Santa Fe has excellent New Mexican food. Lodging there is a little pricey. It's not but like 16 miles to the slopes. Angel Fire has a few good eating joints with an excellent chinese place.


----------



## yusoweird (Apr 6, 2009)

thanks guys. hmm prehaps i can stay in town instead of slope side for santa fe? it should be a 20 minute drive to the slope? any recommendations for lodging and places for discount tickets? 

for ski apache, is the top of the mountain area beginner friendly? i like the fact that it is a completely opened area, but it is marked as a blue run. i am not sure if that is a good place for someone to start on. i started on a green at breckenridge which was super mellow and pretty easy for anyone.


----------



## ElChupocabra (Nov 11, 2008)

I'd just go to the cheapest resort if one is just learning how to ride. You just need one mellow slope to keep yourself occupied. I did my first couple days at a resort called sipapu. It's very small but it was all that I needed. Ski Santa Fe is pretty cheap and a very nice ski area but it will be busy then, especially the beginner areas. Ski Apache would be legit but it could also not have enough snow at that point. I would recommend Sipapu, Angelfire, Pajarito, or Taos. (maybe red river too.) Not too many lift ticket deals, try liftopia.com for some mediocre deals.


----------



## yusoweird (Apr 6, 2009)

thanks for the infos! sounds like i will hit angel fire this christmas, since everyone seems to have good things to say about them...


----------



## yusoweird (Apr 6, 2009)

Ok, I just got off the phone with the Angel fire resort.
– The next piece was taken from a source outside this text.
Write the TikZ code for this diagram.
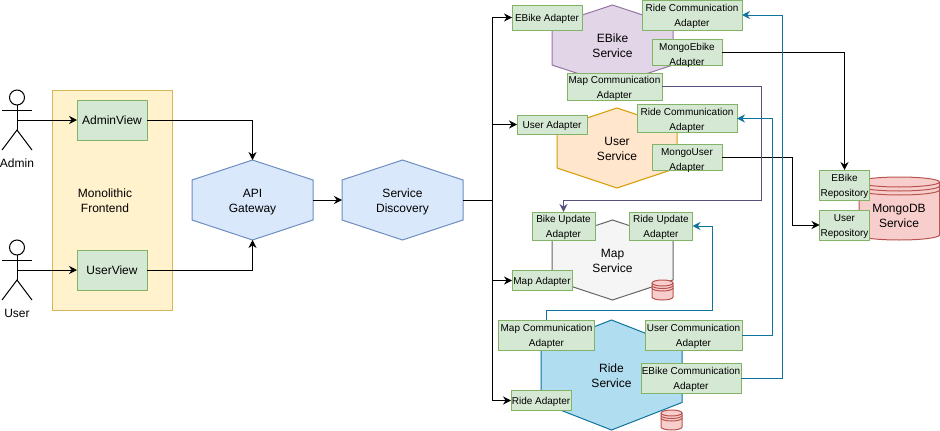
\documentclass[tikz,border=0pt]{standalone}
\usepackage{fontspec}
\setmainfont{Liberation Sans}
\usepackage{tikz}
\usetikzlibrary{arrows.meta, positioning}
\definecolor{greenfill}{HTML}{D5E8D4}
\definecolor{greenline}{HTML}{82B366}
\definecolor{yellowfill}{HTML}{FFF2CC}
\definecolor{yellowline}{HTML}{D6B656}
\definecolor{bluefill}{HTML}{DAE8FC}
\definecolor{blueline}{HTML}{6C8EBF}
\definecolor{purplefill}{HTML}{E1D5E7}
\definecolor{purpleline}{HTML}{9673A6}
\definecolor{orangefill}{HTML}{FFE6CC}
\definecolor{orangeline}{HTML}{D79B00}
\definecolor{grayfill}{HTML}{F5F5F5}
\definecolor{grayline}{HTML}{666666}
\definecolor{ridefill}{HTML}{B1DDF0}
\definecolor{rideline}{HTML}{10739E}
\definecolor{dbfill}{HTML}{F8CECC}
\definecolor{dbline}{HTML}{B85450}
\definecolor{mapline}{HTML}{56517E}
\tikzstyle{mainfont}=[font=\fontsize{12}{15}\selectfont]
\tikzstyle{smallfont}=[font=\fontsize{10}{15}\selectfont]
\tikzstyle{hexlabel}=[mainfont, align=center, inner sep=0pt, outer sep=0pt, text depth=0pt, text height=25pt]
\tikzstyle{viewbox}=[draw=greenline, fill=greenfill, mainfont, inner sep=0pt, outer sep=0pt]
\tikzstyle{adapter}=[draw=greenline, fill=greenfill, smallfont, align=center, inner sep=0pt, outer sep=0pt, text depth=0pt]
\tikzstyle{twolines}=[text height=23.5pt]
\tikzstyle{lowtext}=[text height=25.5pt]
\tikzstyle{frontend}=[draw=yellowline, fill=yellowfill, mainfont, align=center, inner sep=0pt, outer sep=0pt]
\tikzstyle{database}=[draw=dbline, fill=dbfill]
\tikzstyle{conn}=[-{Stealth[length=8pt,width=8pt]}, black]
\tikzstyle{plainconn}=[black]
\tikzstyle{mapconn}=[-{Stealth[length=8pt,width=8pt]}, mapline]
\tikzstyle{rideconn}=[-{Stealth[length=8pt,width=8pt]}, rideline]
% name, center x, center y, width, height, colours, text
\newcommand{\drawHexagon}[7]{
    \draw[#6] (#2,{#3-#5/2}) -- ({#2+#4/2},{#3-#5/4}) -- ({#2+#4/2},{#3+#5/4})
        -- (#2,{#3+#5/2}) -- ({#2-#4/2},{#3+#5/4}) -- ({#2-#4/2},{#3-#5/4}) -- cycle;
    \node[hexlabel, minimum width=#4pt, minimum height=#5pt] (#1) at (#2,#3) {#7};
}
% name, center x, top y, label
\newcommand{\drawActor}[4]{
    \draw[black] (#2,{#3+7.5}) circle (7.5);
    \draw[black] (#2,{#3+15}) -- (#2,{#3+40});
    \draw[black] ({#2-15},{#3+20}) -- ({#2+15},{#3+20});
    \draw[black] ({#2-15},{#3+60}) -- (#2,{#3+40}) -- ({#2+15},{#3+60});
    \coordinate (#1) at (#2,{#3+30});
    \node[mainfont] (#1label) at (#2,{#3+73}) {#4};
}
% left x, right x, top y, bottom y, half height of the top, gap of the rings
\newcommand{\drawDatastore}[6]{
    \draw[database] (#1,{#3+#5}) arc[start angle=180, end angle=360, x radius={(#2-#1)/2}, y radius=#5]
        -- (#2,{#4-#5}) arc[start angle=0, end angle=180, x radius={(#2-#1)/2}, y radius=#5] -- cycle;
    \draw[dbline] (#1,{#3+#5}) arc[start angle=180, end angle=0, x radius={(#2-#1)/2}, y radius=#5];
    \draw[dbline] (#1,{#3+#5+#6}) arc[start angle=180, end angle=0, x radius={(#2-#1)/2}, y radius=#5];
    \draw[dbline] (#1,{#3+#5+2*#6}) arc[start angle=180, end angle=0, x radius={(#2-#1)/2}, y radius=#5];
}

\begin{document}
\begin{tikzpicture}[x=1pt, y=-1pt, line width=1pt]
    \useasboundingbox (0,0) rectangle (940,431);

    % Actors
    \drawActor{admin}{17}{90}{Admin}
    \drawActor{user}{17}{240}{User}

    % Frontend
    \node[frontend, minimum width=120pt, minimum height=220pt] (frontend) at (112,200) {};
    \node[hexlabel] (frontendlabel) at (105,200) {Monolithic\\Frontend};
    \node[viewbox, minimum width=70pt, minimum height=40pt] (adminview) at (112,120) {AdminView};
    \node[viewbox, minimum width=70pt, minimum height=40pt] (userview) at (112,270) {UserView};

    % Gateway and discovery
    \drawHexagon{api}{252.5}{200}{121}{80}{draw=blueline, fill=bluefill}{API\\Gateway}
    \drawHexagon{discovery}{402.5}{200}{121}{80}{draw=blueline, fill=bluefill}{Service\\Discovery}
    \coordinate (bus) at (492,200);

    % Services
    \drawHexagon{ebike}{612.5}{45}{121}{80}{draw=purpleline, fill=purplefill}{EBike\\Service}
    \drawHexagon{userservice}{617}{148}{120}{80}{draw=orangeline, fill=orangefill}{User\\Service}
    \drawHexagon{map}{612.5}{260}{121}{80}{draw=grayline, fill=grayfill}{Map\\Service}
    \drawHexagon{ride}{611.5}{375}{141}{110}{draw=rideline, fill=ridefill}{Ride\\Service}

    % Small stores
    \drawDatastore{652}{673}{280}{300}{3}{2.5}
    \drawDatastore{661}{682}{410}{430}{3}{2.5}

    % MongoDB
    \drawDatastore{859}{939.5}{177}{240}{5}{4}
    \node[hexlabel] (mongolabel) at (899,215) {MongoDB\\Service};

    % EBike adapters
    \node[adapter, minimum width=70pt, minimum height=25pt] (ebikeadapter) at (547,17.5) {EBike Adapter};
    \node[adapter, twolines, minimum width=100pt, minimum height=30pt] (ebikeride) at (692,15) {Ride Communication\\Adapter};
    \node[adapter, lowtext, minimum width=70pt, minimum height=25pt] (mongoebike) at (687,52.5) {MongoEbike\\Adapter};
    \node[adapter, twolines, minimum width=95pt, minimum height=27pt] (ebikemap) at (614.5,86.5) {Map Communication\\Adapter};

    % User adapters
    \node[adapter, minimum width=70pt, minimum height=19pt] (useradapter) at (552,124.5) {User Adapter};
    \node[adapter, twolines, minimum width=100pt, minimum height=28pt] (userride) at (687,118.5) {Ride Communication\\Adapter};
    \node[adapter, lowtext, minimum width=70pt, minimum height=25pt] (mongouser) at (687,157.5) {MongoUser\\Adapter};

    % Map adapters
    \node[adapter, twolines, minimum width=63pt, minimum height=28pt] (bikeupdate) at (563.5,226) {Bike Update\\Adapter};
    \node[adapter, twolines, minimum width=63pt, minimum height=28pt] (rideupdate) at (661,226) {Ride Update\\Adapter};
    \node[adapter, minimum width=60pt, minimum height=20pt] (mapadapter) at (542,280.5) {Map Adapter};

    % Ride adapters
    \node[adapter, twolines, minimum width=96pt, minimum height=30pt] (ridemap) at (546.5,335) {Map Communication\\Adapter};
    \node[adapter, twolines, minimum width=97pt, minimum height=30pt] (rideuser) at (693.5,335) {User Communication\\Adapter};
    \node[adapter, twolines, minimum width=100pt, minimum height=30pt] (rideebike) at (691,378) {EBike Communication\\Adapter};
    \node[adapter, minimum width=60pt, minimum height=20pt] (rideadapter) at (541,400.5) {Ride Adapter};

    % Repositories
    \node[adapter, twolines, minimum width=50pt, minimum height=30pt] (ebikerepo) at (844.5,185) {EBike\\Repository};
    \node[adapter, twolines, minimum width=50pt, minimum height=30pt] (userrepo) at (844.5,225) {User\\Repository};

    % Frontend connectors
    \draw[conn] (admin) -- (adminview.west);
    \draw[conn] (user) -- (userview.west);
    \draw[conn] (adminview.east) -| (api.north);
    \draw[conn] (userview.east) -| (api.south);
    \draw[conn] (api.east) -- (discovery.west);
    \draw[plainconn] (discovery.east) -- (bus);

    % Discovery to services
    \draw[conn] (bus) |- (ebikeadapter.west);
    \draw[conn] (bus) |- (useradapter.west);
    \draw[conn] (bus) |- (mapadapter.west);
    \draw[conn] (bus) |- (rideadapter.west);

    % Adapters to repositories
    \draw[conn] (mongoebike.east) -| (ebikerepo.north);
    \draw[conn] (mongouser.east) -- ++(70,0) |- (userrepo.west);

    % Communication between services
    \draw[mapconn] (ebikemap.east) -- ++(99,0) -- ++(0,114) -| (bikeupdate.north);
    \draw[rideconn] (ridemap.north) -- ++(0,-10) -- ++(165.5,0) |- (rideupdate.east);
    \draw[rideconn] (rideuser.east) -- ++(30,0) |- (userride.east);
    \draw[rideconn] (rideebike.east) -- ++(41,0) |- (ebikeride.east);
\end{tikzpicture}
\end{document}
Seems like they only offer 4 day minimum stay. I am only going for 2 days. Is it better to stay in Taos city and just drive to angel fire? How is the driving condition during Christmas from Taos city to Angel Fire?


----------



## Guest (Sep 15, 2009)

Eagles Nest is only 10 miles from Angel Fire and 18 miles from Red River. I stayed there a couple years ago and lodging was cheap (less than $100 a night).


----------



## rubbertoe (Aug 29, 2007)

Eagle Nest lodging
angel nest retreat 6 miles from angel fire, clean, kitchens, but not fancy.
Gold pan Motel in Eagle nest clean but not fancy. Some with kitchens.
Laguna vista lodge is the nicest place. You can talk them down in price if you work at it. More expensive but you can get a 2 bedroom with living room and kitchen that is pretty nice.
There is an econo lodge and a couple of other places but I don't have any experience with them. All places have good views of Wheeler peak with bowls and chutes that would even give Killz a chubby.


----------



## tsaokie (Sep 18, 2009)

This last January was my first time to go and I went to pajarito in Los Alamos, NM. I thoroughly enjoyed it. They have a helpful friendly staff and a pretty good selection of runs. I taught myself how to board here. The only complaint that i have is that the beginner lift was out of order while i was there. they had plenty of green runs that were a lot of fun to learn on though. decently priced and very little if any lines for lift. overall an Grade A experience for me. :thumbsup:


----------